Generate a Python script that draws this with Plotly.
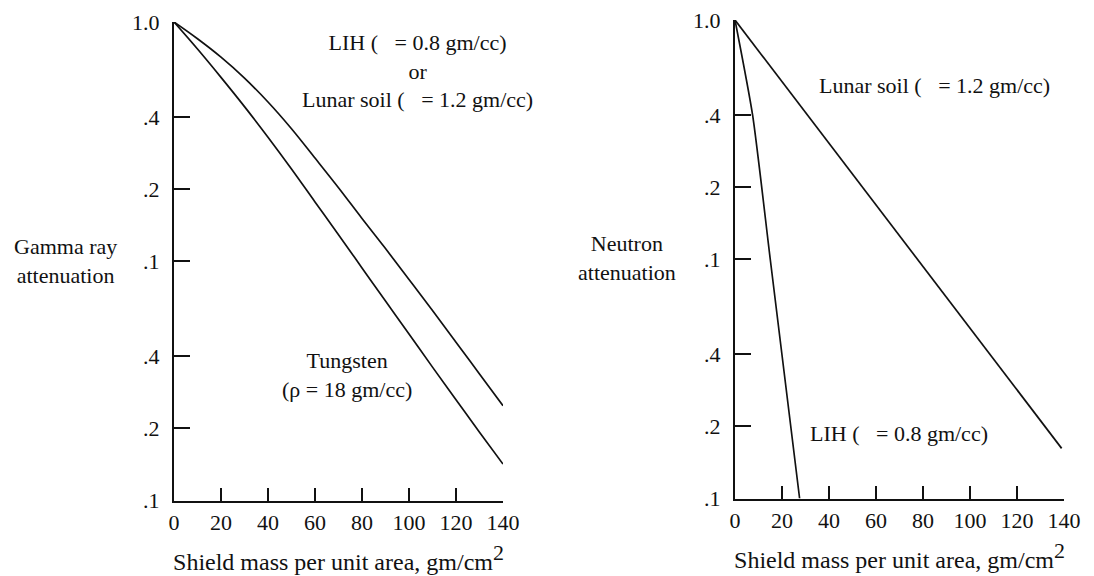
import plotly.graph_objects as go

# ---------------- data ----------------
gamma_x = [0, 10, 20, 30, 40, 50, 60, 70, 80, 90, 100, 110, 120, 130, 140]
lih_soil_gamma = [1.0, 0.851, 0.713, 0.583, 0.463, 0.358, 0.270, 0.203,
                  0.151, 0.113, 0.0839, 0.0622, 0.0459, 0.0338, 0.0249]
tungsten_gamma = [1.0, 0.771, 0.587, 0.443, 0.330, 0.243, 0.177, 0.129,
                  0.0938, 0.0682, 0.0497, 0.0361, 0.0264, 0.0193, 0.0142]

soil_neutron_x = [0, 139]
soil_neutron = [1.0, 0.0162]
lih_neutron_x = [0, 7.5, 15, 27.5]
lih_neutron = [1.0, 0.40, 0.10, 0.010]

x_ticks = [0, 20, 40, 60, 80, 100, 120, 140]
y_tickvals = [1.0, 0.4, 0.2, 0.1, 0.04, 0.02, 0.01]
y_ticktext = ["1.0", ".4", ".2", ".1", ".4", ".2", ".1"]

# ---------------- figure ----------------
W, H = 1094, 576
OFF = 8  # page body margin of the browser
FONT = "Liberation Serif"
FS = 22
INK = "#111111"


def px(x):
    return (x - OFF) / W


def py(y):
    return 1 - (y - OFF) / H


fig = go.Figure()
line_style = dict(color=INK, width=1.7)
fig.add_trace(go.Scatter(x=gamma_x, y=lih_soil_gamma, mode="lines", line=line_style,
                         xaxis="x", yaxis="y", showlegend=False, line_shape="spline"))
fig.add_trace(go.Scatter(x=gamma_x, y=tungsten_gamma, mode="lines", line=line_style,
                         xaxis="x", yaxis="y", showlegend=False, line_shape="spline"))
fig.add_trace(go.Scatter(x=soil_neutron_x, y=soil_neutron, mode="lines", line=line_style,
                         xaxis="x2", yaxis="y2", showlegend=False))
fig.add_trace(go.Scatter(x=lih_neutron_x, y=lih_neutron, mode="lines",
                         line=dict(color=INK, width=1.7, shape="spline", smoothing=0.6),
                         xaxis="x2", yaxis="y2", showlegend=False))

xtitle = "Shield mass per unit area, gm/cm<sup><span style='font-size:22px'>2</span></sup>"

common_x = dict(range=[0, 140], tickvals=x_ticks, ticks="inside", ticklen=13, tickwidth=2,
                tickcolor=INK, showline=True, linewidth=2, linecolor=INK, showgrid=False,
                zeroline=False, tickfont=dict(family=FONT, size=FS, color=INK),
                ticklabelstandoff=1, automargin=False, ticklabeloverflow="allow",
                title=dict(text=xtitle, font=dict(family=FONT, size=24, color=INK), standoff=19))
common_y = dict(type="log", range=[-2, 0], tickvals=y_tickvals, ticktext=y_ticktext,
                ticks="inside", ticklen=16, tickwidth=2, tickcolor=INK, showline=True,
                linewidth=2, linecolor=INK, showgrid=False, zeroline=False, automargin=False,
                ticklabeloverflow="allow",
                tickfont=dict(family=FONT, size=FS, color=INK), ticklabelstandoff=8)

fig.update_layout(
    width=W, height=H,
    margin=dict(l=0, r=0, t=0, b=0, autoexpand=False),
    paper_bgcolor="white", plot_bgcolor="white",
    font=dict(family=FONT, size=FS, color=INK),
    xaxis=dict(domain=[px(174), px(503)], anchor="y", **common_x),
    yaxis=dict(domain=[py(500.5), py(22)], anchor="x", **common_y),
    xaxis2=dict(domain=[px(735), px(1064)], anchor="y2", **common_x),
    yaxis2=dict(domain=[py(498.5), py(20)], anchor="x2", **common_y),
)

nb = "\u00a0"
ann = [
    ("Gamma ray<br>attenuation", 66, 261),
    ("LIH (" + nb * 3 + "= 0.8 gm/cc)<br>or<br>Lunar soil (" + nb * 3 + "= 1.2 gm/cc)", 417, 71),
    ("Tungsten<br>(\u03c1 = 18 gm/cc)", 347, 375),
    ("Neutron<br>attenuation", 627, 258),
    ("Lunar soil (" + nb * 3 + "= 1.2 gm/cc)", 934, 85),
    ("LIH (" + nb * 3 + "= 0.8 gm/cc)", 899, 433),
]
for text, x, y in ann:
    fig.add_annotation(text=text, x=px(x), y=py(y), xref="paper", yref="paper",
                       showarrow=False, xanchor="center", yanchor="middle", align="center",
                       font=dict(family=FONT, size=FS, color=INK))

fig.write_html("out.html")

^^^^^^^^^^^^^^^^

* [Exercise requirements]
Give back the whole listing as it stands, minus its pictures.

* [Result of this task]
Generate a Python script that draws this with Plotly.
import plotly.graph_objects as go

# ---------------- data ----------------
gamma_x = [0, 10, 20, 30, 40, 50, 60, 70, 80, 90, 100, 110, 120, 130, 140]
lih_soil_gamma = [1.0, 0.851, 0.713, 0.583, 0.463, 0.358, 0.270, 0.203,
                  0.151, 0.113, 0.0839, 0.0622, 0.0459, 0.0338, 0.0249]
tungsten_gamma = [1.0, 0.771, 0.587, 0.443, 0.330, 0.243, 0.177, 0.129,
                  0.0938, 0.0682, 0.0497, 0.0361, 0.0264, 0.0193, 0.0142]

soil_neutron_x = [0, 139]
soil_neutron = [1.0, 0.0162]
lih_neutron_x = [0, 7.5, 15, 27.5]
lih_neutron = [1.0, 0.40, 0.10, 0.010]

x_ticks = [0, 20, 40, 60, 80, 100, 120, 140]
y_tickvals = [1.0, 0.4, 0.2, 0.1, 0.04, 0.02, 0.01]
y_ticktext = ["1.0", ".4", ".2", ".1", ".4", ".2", ".1"]

# ---------------- figure ----------------
W, H = 1094, 576
OFF = 8  # page body margin of the browser
FONT = "Liberation Serif"
FS = 22
INK = "#111111"


def px(x):
    return (x - OFF) / W


def py(y):
    return 1 - (y - OFF) / H


fig = go.Figure()
line_style = dict(color=INK, width=1.7)
fig.add_trace(go.Scatter(x=gamma_x, y=lih_soil_gamma, mode="lines", line=line_style,
                         xaxis="x", yaxis="y", showlegend=False, line_shape="spline"))
fig.add_trace(go.Scatter(x=gamma_x, y=tungsten_gamma, mode="lines", line=line_style,
                         xaxis="x", yaxis="y", showlegend=False, line_shape="spline"))
fig.add_trace(go.Scatter(x=soil_neutron_x, y=soil_neutron, mode="lines", line=line_style,
                         xaxis="x2", yaxis="y2", showlegend=False))
fig.add_trace(go.Scatter(x=lih_neutron_x, y=lih_neutron, mode="lines",
                         line=dict(color=INK, width=1.7, shape="spline", smoothing=0.6),
                         xaxis="x2", yaxis="y2", showlegend=False))

xtitle = "Shield mass per unit area, gm/cm<sup><span style='font-size:22px'>2</span></sup>"

common_x = dict(range=[0, 140], tickvals=x_ticks, ticks="inside", ticklen=13, tickwidth=2,
                tickcolor=INK, showline=True, linewidth=2, linecolor=INK, showgrid=False,
                zeroline=False, tickfont=dict(family=FONT, size=FS, color=INK),
                ticklabelstandoff=1, automargin=False, ticklabeloverflow="allow",
                title=dict(text=xtitle, font=dict(family=FONT, size=24, color=INK), standoff=19))
common_y = dict(type="log", range=[-2, 0], tickvals=y_tickvals, ticktext=y_ticktext,
                ticks="inside", ticklen=16, tickwidth=2, tickcolor=INK, showline=True,
                linewidth=2, linecolor=INK, showgrid=False, zeroline=False, automargin=False,
                ticklabeloverflow="allow",
                tickfont=dict(family=FONT, size=FS, color=INK), ticklabelstandoff=8)

fig.update_layout(
    width=W, height=H,
    margin=dict(l=0, r=0, t=0, b=0, autoexpand=False),
    paper_bgcolor="white", plot_bgcolor="white",
    font=dict(family=FONT, size=FS, color=INK),
    xaxis=dict(domain=[px(174), px(503)], anchor="y", **common_x),
    yaxis=dict(domain=[py(500.5), py(22)], anchor="x", **common_y),
    xaxis2=dict(domain=[px(735), px(1064)], anchor="y2", **common_x),
    yaxis2=dict(domain=[py(498.5), py(20)], anchor="x2", **common_y),
)

nb = "\u00a0"
ann = [
    ("Gamma ray<br>attenuation", 66, 261),
    ("LIH (" + nb * 3 + "= 0.8 gm/cc)<br>or<br>Lunar soil (" + nb * 3 + "= 1.2 gm/cc)", 417, 71),
    ("Tungsten<br>(\u03c1 = 18 gm/cc)", 347, 375),
    ("Neutron<br>attenuation", 627, 258),
    ("Lunar soil (" + nb * 3 + "= 1.2 gm/cc)", 934, 85),
    ("LIH (" + nb * 3 + "= 0.8 gm/cc)", 899, 433),
]
for text, x, y in ann:
    fig.add_annotation(text=text, x=px(x), y=py(y), xref="paper", yref="paper",
                       showarrow=False, xanchor="center", yanchor="middle", align="center",
                       font=dict(family=FONT, size=FS, color=INK))

fig.write_html("out.html")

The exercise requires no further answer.